If the system were deployed universally, congestion would be a rarer occurrence (seeing only non-recurring congestion, due to crashes and other incidents, not the daily recurring congestion because of excess demand for the available capacity). Further the system would know whether the traveler or the agency was the caused the earliness or lateness. If there were non-recurring congestion, it might waive the penalty. If on the other hand the traveler left too early or too late to reasonably make their slot under planned for circumstances, the surcharge would stand.
But travelers don’t want to map out their route every day. OK, the agency can probably just sell a ticket allowing travelers to be “on the roads” (as opposed to being on a specific road), and let individual travelers sort out the best path. The losses from not micro-managing spatially are relatively small, compared to the gains from spreading traffic out by time of day. See the literature on Macroscopic Fundamental Diagrams about this.
In this case, the traveler pre-purchases a ticket to use any metropolitan area road between 7:00 and 7:30 am, but the number of passes is limited by system capacity. If purchase is made far enough in advance there is a lower price then if the ticket is bought real time. But no-one wants to plan their schedule that far in advance, or log-in daily spending even 5 minutes to buy tickets for a 20 minute trip.
Here the road agency managing the system can be a little bit more clever. They could sell various types of season passes (just like transit agencies).
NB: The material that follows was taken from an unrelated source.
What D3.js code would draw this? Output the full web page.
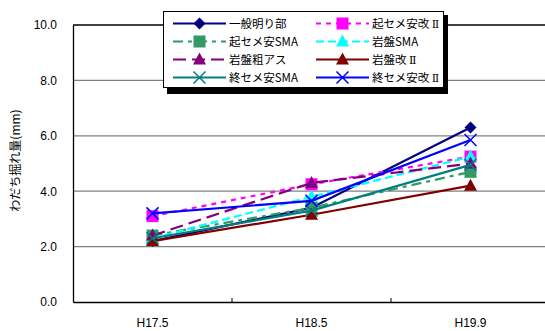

A traveler might buy an unlimited use pass for a premium, but there would be a limited number sold to residents of each zip code (if spatially fixed, passes would not be transferrable, the electronic transponder would be linked to a license plate) (or any other local geography that makes sense, the key is there is still finite space on the roads, and too many pass-holders from a wealthy suburb won’t save time just because there is excess capacity elsewhere). Or they could buy a more limited use pass at a lower price. And of course, travelers would buy these as recurring subscriptions, billed to a credit or debit card.
People without passes could take their chances with same-day tickets which might be more expensive if traffic is on the edge of congestion, or cheap if traffic is low that day.
If set up properly, these passes replace existing revenue sources for the agency.
How should the agency allocate these passes? Clearly it should not just give them away. But setting a fixed price and selling them does not real allow discovery of demand patterns. Here Dutch or Vickrey auctions might be appropriate. For instance, the passes would be available at a posted price (‘buy-it-now’), but the agency would also accept lower bids. Suppose there were 100 passes, there would be a bidding period, and at the end of the period, the top 100 bids would win and the price would be set at the willingness to pay of the 100th bidder. There are many variations on auctions, which each have advantages for buyers or sellers in terms of maximizing revenue or price discovery or fairness.